Plotting code records
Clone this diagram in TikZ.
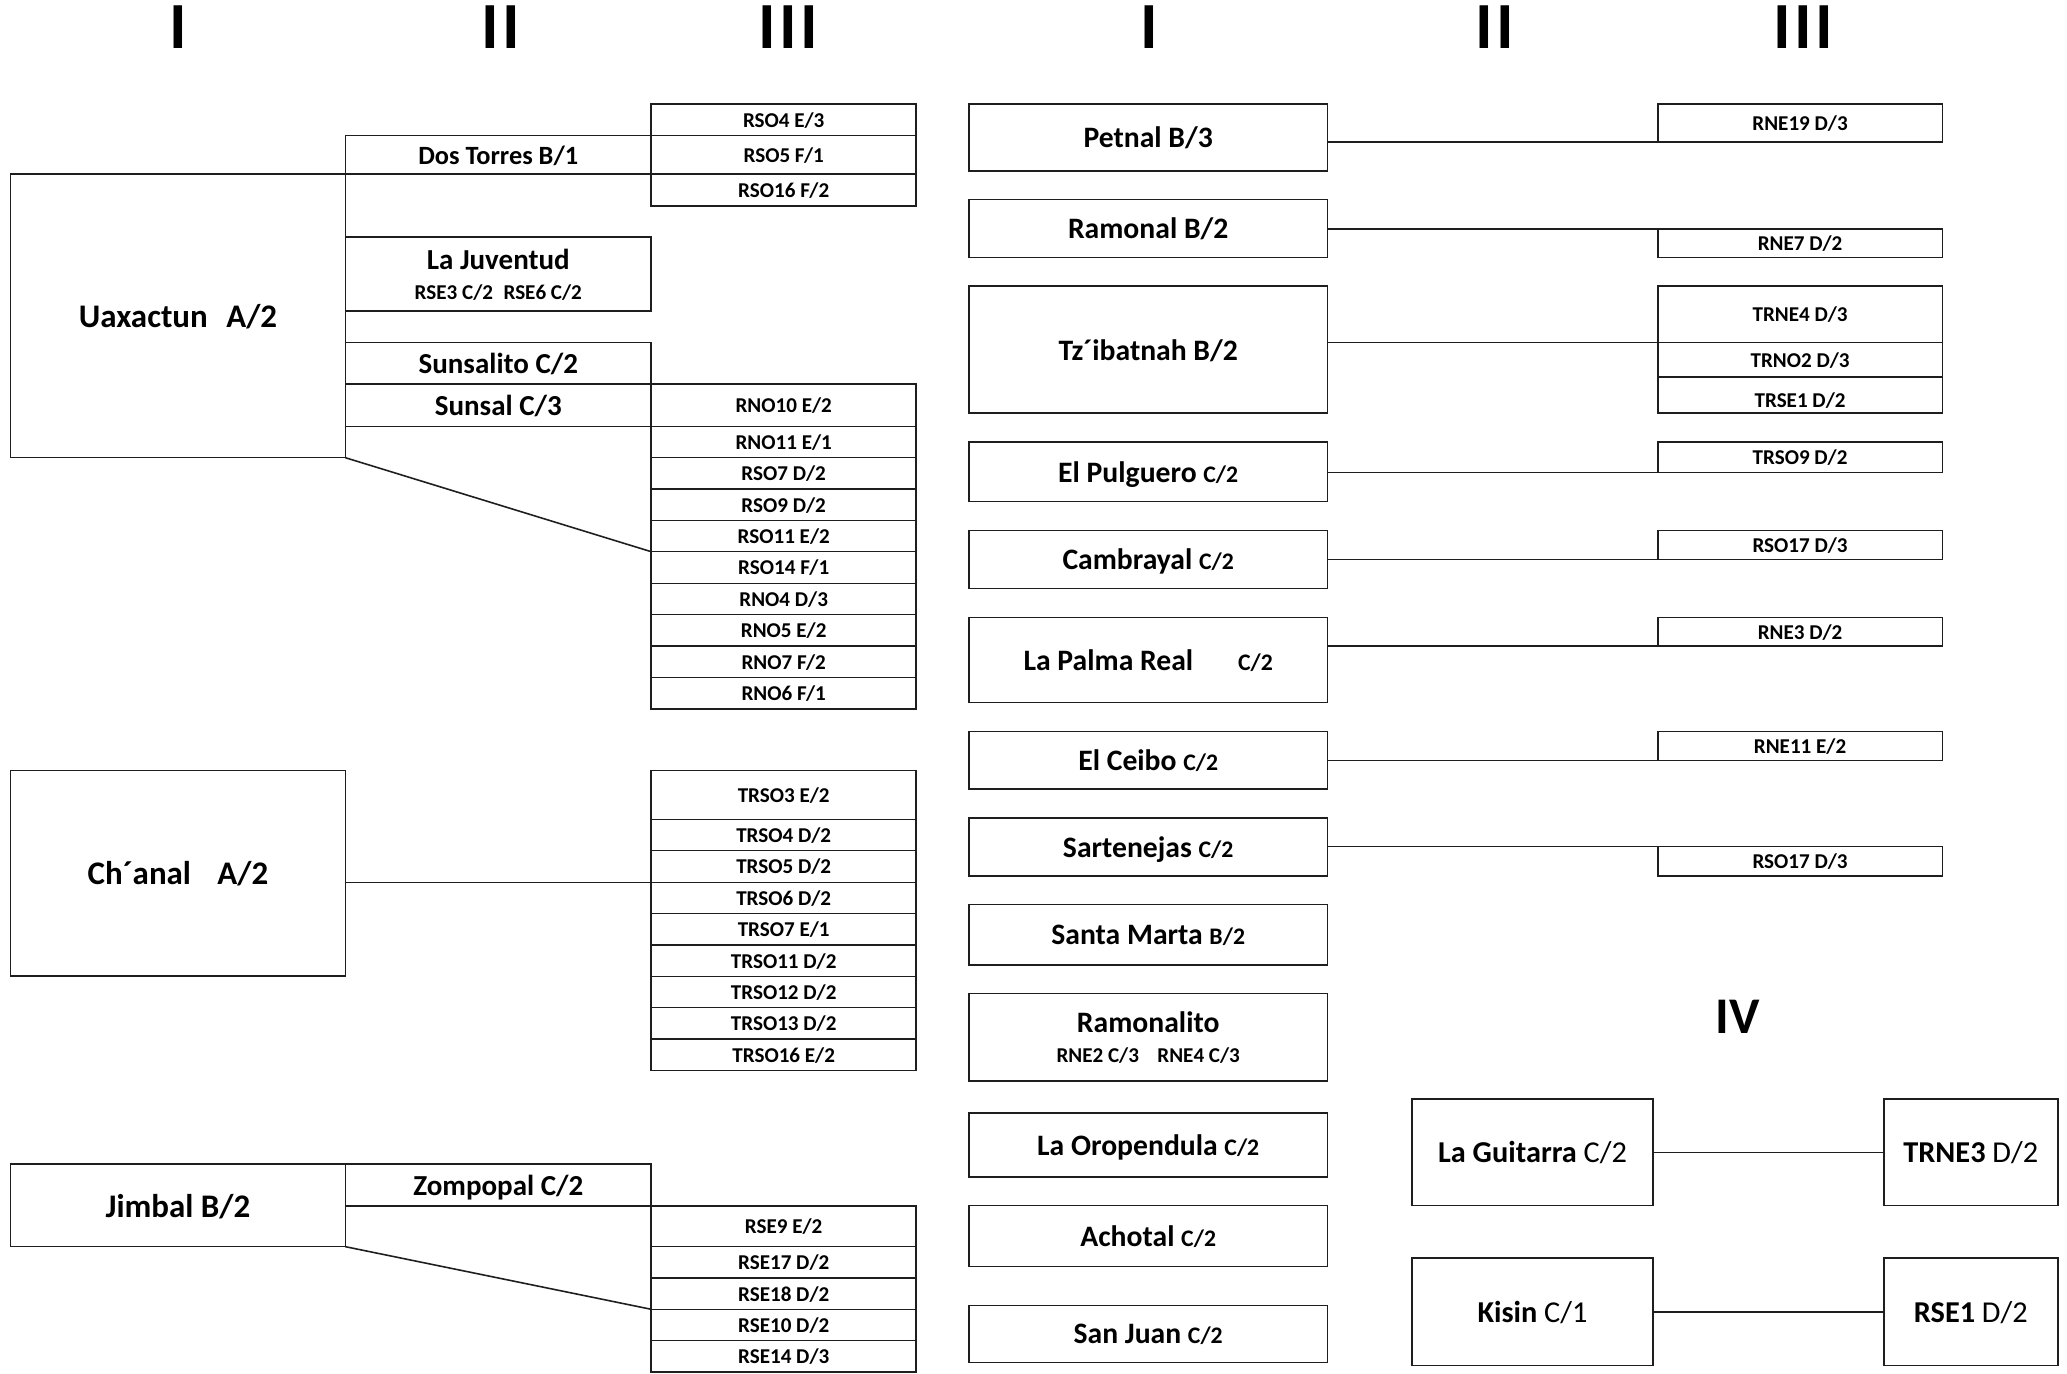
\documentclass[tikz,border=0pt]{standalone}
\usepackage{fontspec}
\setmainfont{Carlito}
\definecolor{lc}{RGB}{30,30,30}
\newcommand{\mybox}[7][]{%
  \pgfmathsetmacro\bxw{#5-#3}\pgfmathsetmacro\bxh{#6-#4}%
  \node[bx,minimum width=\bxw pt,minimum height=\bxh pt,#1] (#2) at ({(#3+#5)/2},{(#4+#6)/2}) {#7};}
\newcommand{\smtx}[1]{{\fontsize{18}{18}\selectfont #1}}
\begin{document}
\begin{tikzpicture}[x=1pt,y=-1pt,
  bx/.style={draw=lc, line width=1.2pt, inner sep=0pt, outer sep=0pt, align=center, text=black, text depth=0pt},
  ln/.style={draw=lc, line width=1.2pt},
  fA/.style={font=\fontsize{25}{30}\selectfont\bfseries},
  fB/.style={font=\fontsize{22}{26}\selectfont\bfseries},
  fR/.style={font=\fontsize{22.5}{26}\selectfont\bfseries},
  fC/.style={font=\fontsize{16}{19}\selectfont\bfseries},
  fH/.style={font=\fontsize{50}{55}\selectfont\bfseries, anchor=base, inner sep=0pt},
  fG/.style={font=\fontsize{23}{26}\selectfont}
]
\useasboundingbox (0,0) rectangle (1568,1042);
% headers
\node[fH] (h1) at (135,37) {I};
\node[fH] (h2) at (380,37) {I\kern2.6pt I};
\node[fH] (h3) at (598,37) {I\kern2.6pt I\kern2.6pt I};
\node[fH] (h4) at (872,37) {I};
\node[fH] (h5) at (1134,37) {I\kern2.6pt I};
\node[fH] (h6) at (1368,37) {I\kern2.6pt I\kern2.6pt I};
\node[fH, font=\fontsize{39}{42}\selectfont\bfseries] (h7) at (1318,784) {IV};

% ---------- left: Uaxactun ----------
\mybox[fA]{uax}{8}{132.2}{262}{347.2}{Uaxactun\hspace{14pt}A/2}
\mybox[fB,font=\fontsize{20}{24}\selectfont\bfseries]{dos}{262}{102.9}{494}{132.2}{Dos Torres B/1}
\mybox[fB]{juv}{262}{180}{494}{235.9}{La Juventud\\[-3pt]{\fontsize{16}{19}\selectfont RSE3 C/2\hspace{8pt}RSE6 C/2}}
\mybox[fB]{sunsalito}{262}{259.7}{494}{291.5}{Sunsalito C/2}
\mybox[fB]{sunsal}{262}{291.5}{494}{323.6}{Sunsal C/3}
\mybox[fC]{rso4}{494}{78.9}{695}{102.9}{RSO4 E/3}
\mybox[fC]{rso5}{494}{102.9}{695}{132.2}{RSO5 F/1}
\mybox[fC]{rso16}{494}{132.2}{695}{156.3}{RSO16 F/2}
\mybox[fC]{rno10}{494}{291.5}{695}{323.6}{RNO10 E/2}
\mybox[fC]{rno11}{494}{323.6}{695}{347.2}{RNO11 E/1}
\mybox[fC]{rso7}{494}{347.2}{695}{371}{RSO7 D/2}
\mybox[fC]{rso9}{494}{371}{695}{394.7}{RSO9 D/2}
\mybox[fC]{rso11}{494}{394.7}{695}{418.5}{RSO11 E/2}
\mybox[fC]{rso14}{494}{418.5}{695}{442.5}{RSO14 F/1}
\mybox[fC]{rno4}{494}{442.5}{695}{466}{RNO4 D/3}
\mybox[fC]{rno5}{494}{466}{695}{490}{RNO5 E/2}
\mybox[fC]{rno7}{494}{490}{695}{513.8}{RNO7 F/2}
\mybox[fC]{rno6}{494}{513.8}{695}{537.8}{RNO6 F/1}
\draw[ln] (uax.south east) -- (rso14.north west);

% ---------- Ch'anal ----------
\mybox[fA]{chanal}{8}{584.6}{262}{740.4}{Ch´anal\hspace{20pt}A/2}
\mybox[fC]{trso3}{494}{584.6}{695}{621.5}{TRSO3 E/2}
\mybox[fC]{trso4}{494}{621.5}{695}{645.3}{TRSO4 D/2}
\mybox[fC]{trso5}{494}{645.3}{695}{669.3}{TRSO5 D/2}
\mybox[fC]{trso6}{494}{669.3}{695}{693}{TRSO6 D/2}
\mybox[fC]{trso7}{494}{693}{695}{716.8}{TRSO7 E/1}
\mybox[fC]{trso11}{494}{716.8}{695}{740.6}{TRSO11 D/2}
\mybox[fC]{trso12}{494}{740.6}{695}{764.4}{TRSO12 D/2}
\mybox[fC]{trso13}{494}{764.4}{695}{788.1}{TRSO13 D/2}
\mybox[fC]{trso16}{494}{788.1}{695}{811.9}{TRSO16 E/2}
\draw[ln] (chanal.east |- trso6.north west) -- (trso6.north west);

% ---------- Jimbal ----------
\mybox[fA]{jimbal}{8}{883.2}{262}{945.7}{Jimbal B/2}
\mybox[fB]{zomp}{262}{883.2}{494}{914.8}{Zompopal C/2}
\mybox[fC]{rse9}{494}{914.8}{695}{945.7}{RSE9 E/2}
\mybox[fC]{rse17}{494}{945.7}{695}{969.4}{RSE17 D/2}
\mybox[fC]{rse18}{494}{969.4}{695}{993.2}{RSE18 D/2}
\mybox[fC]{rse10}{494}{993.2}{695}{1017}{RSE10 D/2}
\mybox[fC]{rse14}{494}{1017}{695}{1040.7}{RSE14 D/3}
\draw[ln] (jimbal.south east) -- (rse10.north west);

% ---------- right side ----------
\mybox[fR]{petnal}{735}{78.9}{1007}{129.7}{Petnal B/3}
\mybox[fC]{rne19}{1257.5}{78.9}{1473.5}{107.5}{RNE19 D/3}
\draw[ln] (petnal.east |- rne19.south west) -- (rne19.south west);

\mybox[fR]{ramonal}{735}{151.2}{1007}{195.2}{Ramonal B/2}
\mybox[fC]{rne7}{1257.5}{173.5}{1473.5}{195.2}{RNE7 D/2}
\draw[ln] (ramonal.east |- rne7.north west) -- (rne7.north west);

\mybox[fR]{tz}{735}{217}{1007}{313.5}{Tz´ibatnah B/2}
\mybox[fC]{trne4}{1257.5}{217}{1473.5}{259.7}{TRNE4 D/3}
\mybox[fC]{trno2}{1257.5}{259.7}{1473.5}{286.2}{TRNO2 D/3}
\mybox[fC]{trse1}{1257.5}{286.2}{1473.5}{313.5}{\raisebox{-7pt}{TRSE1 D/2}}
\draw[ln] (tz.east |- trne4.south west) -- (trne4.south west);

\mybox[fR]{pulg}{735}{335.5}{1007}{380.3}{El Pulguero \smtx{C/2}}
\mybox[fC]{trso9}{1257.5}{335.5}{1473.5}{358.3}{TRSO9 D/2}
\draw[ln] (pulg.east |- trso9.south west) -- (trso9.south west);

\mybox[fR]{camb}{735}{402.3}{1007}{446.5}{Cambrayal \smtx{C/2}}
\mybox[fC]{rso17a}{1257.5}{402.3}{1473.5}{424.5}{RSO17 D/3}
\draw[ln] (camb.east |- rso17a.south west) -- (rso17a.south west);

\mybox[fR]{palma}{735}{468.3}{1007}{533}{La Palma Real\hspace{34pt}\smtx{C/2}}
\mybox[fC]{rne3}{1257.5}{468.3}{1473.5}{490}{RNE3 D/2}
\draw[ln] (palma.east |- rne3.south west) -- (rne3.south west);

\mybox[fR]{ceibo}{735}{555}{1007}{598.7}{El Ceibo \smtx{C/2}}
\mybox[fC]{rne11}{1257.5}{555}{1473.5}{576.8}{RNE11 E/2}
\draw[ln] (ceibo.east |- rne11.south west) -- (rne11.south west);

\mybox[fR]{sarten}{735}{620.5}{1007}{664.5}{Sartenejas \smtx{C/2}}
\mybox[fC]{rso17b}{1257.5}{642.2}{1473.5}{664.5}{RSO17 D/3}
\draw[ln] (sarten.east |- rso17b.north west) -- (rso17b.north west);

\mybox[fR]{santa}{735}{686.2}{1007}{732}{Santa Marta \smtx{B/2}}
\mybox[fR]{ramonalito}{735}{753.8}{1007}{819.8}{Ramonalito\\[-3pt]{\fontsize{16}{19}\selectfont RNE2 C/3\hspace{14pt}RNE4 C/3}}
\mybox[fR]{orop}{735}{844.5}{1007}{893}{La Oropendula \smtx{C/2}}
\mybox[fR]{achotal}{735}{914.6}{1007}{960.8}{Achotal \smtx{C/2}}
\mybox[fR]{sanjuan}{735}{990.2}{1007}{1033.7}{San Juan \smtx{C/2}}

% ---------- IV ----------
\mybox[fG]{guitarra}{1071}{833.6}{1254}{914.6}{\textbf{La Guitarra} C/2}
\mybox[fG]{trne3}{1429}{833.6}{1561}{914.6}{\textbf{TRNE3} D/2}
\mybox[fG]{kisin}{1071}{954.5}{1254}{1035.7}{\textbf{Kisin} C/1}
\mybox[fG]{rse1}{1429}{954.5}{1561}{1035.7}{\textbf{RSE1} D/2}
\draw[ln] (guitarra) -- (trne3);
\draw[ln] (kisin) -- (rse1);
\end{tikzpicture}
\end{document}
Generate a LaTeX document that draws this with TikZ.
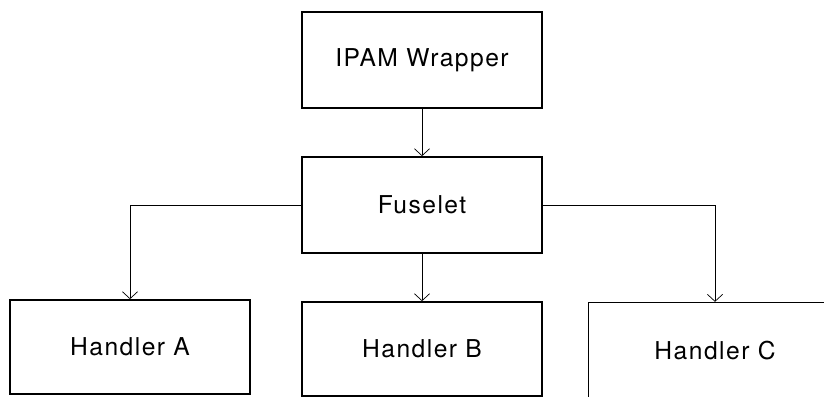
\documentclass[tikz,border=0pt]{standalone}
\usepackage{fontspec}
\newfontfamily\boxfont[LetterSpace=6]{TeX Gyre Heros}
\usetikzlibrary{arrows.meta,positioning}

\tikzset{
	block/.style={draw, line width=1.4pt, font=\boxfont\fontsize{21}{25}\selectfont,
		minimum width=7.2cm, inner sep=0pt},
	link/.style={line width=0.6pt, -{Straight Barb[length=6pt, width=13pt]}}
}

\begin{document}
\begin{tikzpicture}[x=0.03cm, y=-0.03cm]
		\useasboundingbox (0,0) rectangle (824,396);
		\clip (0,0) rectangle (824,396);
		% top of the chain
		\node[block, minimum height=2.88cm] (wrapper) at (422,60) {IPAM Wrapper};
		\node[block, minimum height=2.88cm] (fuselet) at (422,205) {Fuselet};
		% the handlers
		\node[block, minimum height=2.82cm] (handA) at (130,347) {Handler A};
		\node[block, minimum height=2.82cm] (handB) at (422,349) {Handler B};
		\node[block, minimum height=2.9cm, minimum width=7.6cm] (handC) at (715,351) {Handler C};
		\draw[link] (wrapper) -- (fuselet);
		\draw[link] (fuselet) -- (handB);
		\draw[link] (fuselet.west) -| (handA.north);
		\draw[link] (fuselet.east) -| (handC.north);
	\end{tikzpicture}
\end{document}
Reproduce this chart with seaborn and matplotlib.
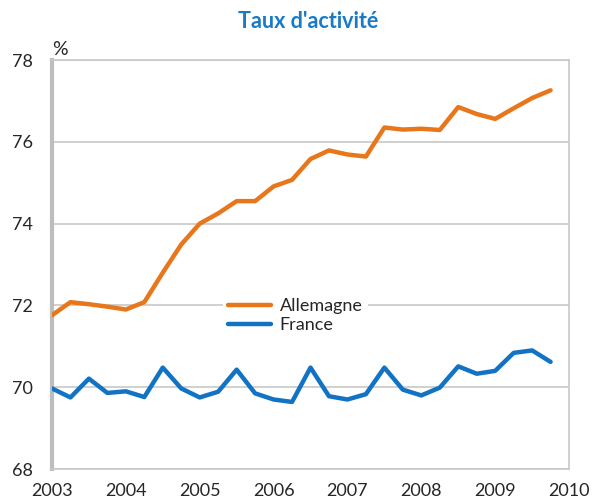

TASK DIRECTIONS:
Give back exactly the lines from the first line of the data through the line with "(h7) at (1318,784)", pictures excluded.

SOLUTION BELOW:
Clone this diagram in TikZ.
\documentclass[tikz,border=0pt]{standalone}
\usepackage{fontspec}
\setmainfont{Carlito}
\definecolor{lc}{RGB}{30,30,30}
\newcommand{\mybox}[7][]{%
  \pgfmathsetmacro\bxw{#5-#3}\pgfmathsetmacro\bxh{#6-#4}%
  \node[bx,minimum width=\bxw pt,minimum height=\bxh pt,#1] (#2) at ({(#3+#5)/2},{(#4+#6)/2}) {#7};}
\newcommand{\smtx}[1]{{\fontsize{18}{18}\selectfont #1}}
\begin{document}
\begin{tikzpicture}[x=1pt,y=-1pt,
  bx/.style={draw=lc, line width=1.2pt, inner sep=0pt, outer sep=0pt, align=center, text=black, text depth=0pt},
  ln/.style={draw=lc, line width=1.2pt},
  fA/.style={font=\fontsize{25}{30}\selectfont\bfseries},
  fB/.style={font=\fontsize{22}{26}\selectfont\bfseries},
  fR/.style={font=\fontsize{22.5}{26}\selectfont\bfseries},
  fC/.style={font=\fontsize{16}{19}\selectfont\bfseries},
  fH/.style={font=\fontsize{50}{55}\selectfont\bfseries, anchor=base, inner sep=0pt},
  fG/.style={font=\fontsize{23}{26}\selectfont}
]
\useasboundingbox (0,0) rectangle (1568,1042);
% headers
\node[fH] (h1) at (135,37) {I};
\node[fH] (h2) at (380,37) {I\kern2.6pt I};
\node[fH] (h3) at (598,37) {I\kern2.6pt I\kern2.6pt I};
\node[fH] (h4) at (872,37) {I};
\node[fH] (h5) at (1134,37) {I\kern2.6pt I};
\node[fH] (h6) at (1368,37) {I\kern2.6pt I\kern2.6pt I};
\node[fH, font=\fontsize{39}{42}\selectfont\bfseries] (h7) at (1318,784) {IV};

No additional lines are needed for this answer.